→ Data
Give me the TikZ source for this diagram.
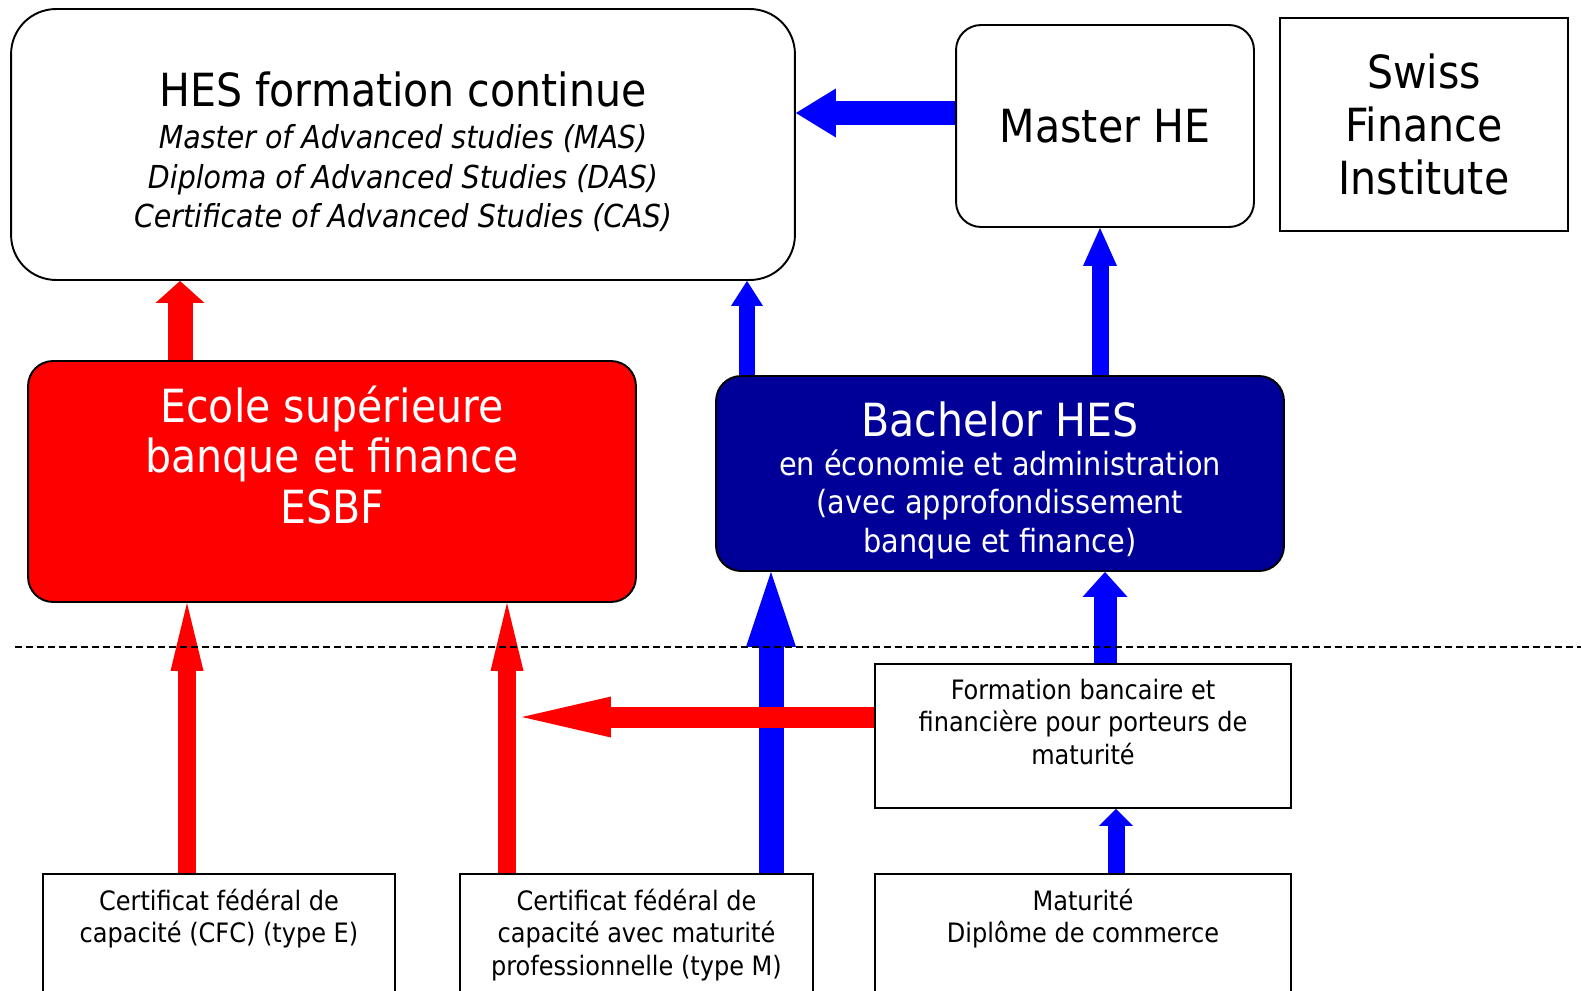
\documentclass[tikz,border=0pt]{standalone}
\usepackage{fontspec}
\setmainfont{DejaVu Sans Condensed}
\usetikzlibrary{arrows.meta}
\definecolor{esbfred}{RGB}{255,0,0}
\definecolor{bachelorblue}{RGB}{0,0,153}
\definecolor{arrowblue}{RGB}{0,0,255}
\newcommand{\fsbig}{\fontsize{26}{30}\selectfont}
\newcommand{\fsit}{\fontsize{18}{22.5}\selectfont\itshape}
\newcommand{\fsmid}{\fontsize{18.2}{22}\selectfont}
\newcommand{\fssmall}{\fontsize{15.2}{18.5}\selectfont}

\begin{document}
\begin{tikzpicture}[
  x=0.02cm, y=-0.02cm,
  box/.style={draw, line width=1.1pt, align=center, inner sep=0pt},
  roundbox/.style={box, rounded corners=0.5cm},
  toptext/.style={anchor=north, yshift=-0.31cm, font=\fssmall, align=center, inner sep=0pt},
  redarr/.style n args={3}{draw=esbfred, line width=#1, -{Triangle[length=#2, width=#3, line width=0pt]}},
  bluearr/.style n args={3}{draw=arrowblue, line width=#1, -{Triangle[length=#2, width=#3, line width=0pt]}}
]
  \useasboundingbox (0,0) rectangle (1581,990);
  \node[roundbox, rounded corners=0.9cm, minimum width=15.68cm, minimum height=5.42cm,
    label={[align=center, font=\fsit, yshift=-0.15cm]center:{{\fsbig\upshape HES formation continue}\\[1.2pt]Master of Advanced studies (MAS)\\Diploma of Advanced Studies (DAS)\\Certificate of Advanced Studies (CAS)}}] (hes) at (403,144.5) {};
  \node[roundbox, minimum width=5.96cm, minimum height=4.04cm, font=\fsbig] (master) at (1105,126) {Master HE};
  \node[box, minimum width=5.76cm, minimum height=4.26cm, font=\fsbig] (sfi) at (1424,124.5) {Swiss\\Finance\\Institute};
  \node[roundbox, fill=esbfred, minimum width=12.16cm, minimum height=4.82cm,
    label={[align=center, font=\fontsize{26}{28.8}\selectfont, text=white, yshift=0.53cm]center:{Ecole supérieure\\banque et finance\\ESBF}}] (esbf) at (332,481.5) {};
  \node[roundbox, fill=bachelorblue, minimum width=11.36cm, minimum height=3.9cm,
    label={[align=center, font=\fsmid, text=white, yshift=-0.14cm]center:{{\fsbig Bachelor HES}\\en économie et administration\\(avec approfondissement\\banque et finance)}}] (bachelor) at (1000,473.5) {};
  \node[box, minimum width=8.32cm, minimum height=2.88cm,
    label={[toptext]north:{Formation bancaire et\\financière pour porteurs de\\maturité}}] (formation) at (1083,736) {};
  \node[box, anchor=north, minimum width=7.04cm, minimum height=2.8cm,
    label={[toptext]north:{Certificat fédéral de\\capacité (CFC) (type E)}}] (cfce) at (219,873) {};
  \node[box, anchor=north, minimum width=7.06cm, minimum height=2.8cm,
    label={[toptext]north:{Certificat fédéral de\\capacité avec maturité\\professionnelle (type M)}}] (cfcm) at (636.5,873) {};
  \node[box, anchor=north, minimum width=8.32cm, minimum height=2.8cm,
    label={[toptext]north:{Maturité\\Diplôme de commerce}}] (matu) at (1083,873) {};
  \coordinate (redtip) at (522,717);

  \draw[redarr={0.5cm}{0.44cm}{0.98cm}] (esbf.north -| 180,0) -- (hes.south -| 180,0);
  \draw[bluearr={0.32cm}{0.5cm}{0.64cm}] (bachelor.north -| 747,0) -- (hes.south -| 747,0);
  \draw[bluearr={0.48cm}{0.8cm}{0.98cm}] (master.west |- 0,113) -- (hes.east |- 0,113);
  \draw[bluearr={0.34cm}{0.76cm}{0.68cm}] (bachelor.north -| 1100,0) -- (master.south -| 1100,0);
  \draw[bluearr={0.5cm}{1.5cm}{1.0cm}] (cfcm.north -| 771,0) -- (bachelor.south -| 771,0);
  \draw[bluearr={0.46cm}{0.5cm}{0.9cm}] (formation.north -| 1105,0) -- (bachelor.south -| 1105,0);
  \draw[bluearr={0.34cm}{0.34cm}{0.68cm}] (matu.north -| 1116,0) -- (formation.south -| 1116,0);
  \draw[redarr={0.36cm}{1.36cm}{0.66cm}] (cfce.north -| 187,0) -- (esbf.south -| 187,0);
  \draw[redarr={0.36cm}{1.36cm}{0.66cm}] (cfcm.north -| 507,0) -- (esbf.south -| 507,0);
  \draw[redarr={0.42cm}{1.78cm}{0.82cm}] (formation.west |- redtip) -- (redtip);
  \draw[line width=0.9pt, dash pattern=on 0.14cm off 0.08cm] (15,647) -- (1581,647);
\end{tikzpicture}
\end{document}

→ Description of the task
All of the data above should be quoted exactly, except for the pictures.

→ Result for this task
Give me the TikZ source for this diagram.
\documentclass[tikz,border=0pt]{standalone}
\usepackage{fontspec}
\setmainfont{DejaVu Sans Condensed}
\usetikzlibrary{arrows.meta}
\definecolor{esbfred}{RGB}{255,0,0}
\definecolor{bachelorblue}{RGB}{0,0,153}
\definecolor{arrowblue}{RGB}{0,0,255}
\newcommand{\fsbig}{\fontsize{26}{30}\selectfont}
\newcommand{\fsit}{\fontsize{18}{22.5}\selectfont\itshape}
\newcommand{\fsmid}{\fontsize{18.2}{22}\selectfont}
\newcommand{\fssmall}{\fontsize{15.2}{18.5}\selectfont}

\begin{document}
\begin{tikzpicture}[
  x=0.02cm, y=-0.02cm,
  box/.style={draw, line width=1.1pt, align=center, inner sep=0pt},
  roundbox/.style={box, rounded corners=0.5cm},
  toptext/.style={anchor=north, yshift=-0.31cm, font=\fssmall, align=center, inner sep=0pt},
  redarr/.style n args={3}{draw=esbfred, line width=#1, -{Triangle[length=#2, width=#3, line width=0pt]}},
  bluearr/.style n args={3}{draw=arrowblue, line width=#1, -{Triangle[length=#2, width=#3, line width=0pt]}}
]
  \useasboundingbox (0,0) rectangle (1581,990);
  \node[roundbox, rounded corners=0.9cm, minimum width=15.68cm, minimum height=5.42cm,
    label={[align=center, font=\fsit, yshift=-0.15cm]center:{{\fsbig\upshape HES formation continue}\\[1.2pt]Master of Advanced studies (MAS)\\Diploma of Advanced Studies (DAS)\\Certificate of Advanced Studies (CAS)}}] (hes) at (403,144.5) {};
  \node[roundbox, minimum width=5.96cm, minimum height=4.04cm, font=\fsbig] (master) at (1105,126) {Master HE};
  \node[box, minimum width=5.76cm, minimum height=4.26cm, font=\fsbig] (sfi) at (1424,124.5) {Swiss\\Finance\\Institute};
  \node[roundbox, fill=esbfred, minimum width=12.16cm, minimum height=4.82cm,
    label={[align=center, font=\fontsize{26}{28.8}\selectfont, text=white, yshift=0.53cm]center:{Ecole supérieure\\banque et finance\\ESBF}}] (esbf) at (332,481.5) {};
  \node[roundbox, fill=bachelorblue, minimum width=11.36cm, minimum height=3.9cm,
    label={[align=center, font=\fsmid, text=white, yshift=-0.14cm]center:{{\fsbig Bachelor HES}\\en économie et administration\\(avec approfondissement\\banque et finance)}}] (bachelor) at (1000,473.5) {};
  \node[box, minimum width=8.32cm, minimum height=2.88cm,
    label={[toptext]north:{Formation bancaire et\\financière pour porteurs de\\maturité}}] (formation) at (1083,736) {};
  \node[box, anchor=north, minimum width=7.04cm, minimum height=2.8cm,
    label={[toptext]north:{Certificat fédéral de\\capacité (CFC) (type E)}}] (cfce) at (219,873) {};
  \node[box, anchor=north, minimum width=7.06cm, minimum height=2.8cm,
    label={[toptext]north:{Certificat fédéral de\\capacité avec maturité\\professionnelle (type M)}}] (cfcm) at (636.5,873) {};
  \node[box, anchor=north, minimum width=8.32cm, minimum height=2.8cm,
    label={[toptext]north:{Maturité\\Diplôme de commerce}}] (matu) at (1083,873) {};
  \coordinate (redtip) at (522,717);

  \draw[redarr={0.5cm}{0.44cm}{0.98cm}] (esbf.north -| 180,0) -- (hes.south -| 180,0);
  \draw[bluearr={0.32cm}{0.5cm}{0.64cm}] (bachelor.north -| 747,0) -- (hes.south -| 747,0);
  \draw[bluearr={0.48cm}{0.8cm}{0.98cm}] (master.west |- 0,113) -- (hes.east |- 0,113);
  \draw[bluearr={0.34cm}{0.76cm}{0.68cm}] (bachelor.north -| 1100,0) -- (master.south -| 1100,0);
  \draw[bluearr={0.5cm}{1.5cm}{1.0cm}] (cfcm.north -| 771,0) -- (bachelor.south -| 771,0);
  \draw[bluearr={0.46cm}{0.5cm}{0.9cm}] (formation.north -| 1105,0) -- (bachelor.south -| 1105,0);
  \draw[bluearr={0.34cm}{0.34cm}{0.68cm}] (matu.north -| 1116,0) -- (formation.south -| 1116,0);
  \draw[redarr={0.36cm}{1.36cm}{0.66cm}] (cfce.north -| 187,0) -- (esbf.south -| 187,0);
  \draw[redarr={0.36cm}{1.36cm}{0.66cm}] (cfcm.north -| 507,0) -- (esbf.south -| 507,0);
  \draw[redarr={0.42cm}{1.78cm}{0.82cm}] (formation.west |- redtip) -- (redtip);
  \draw[line width=0.9pt, dash pattern=on 0.14cm off 0.08cm] (15,647) -- (1581,647);
\end{tikzpicture}
\end{document}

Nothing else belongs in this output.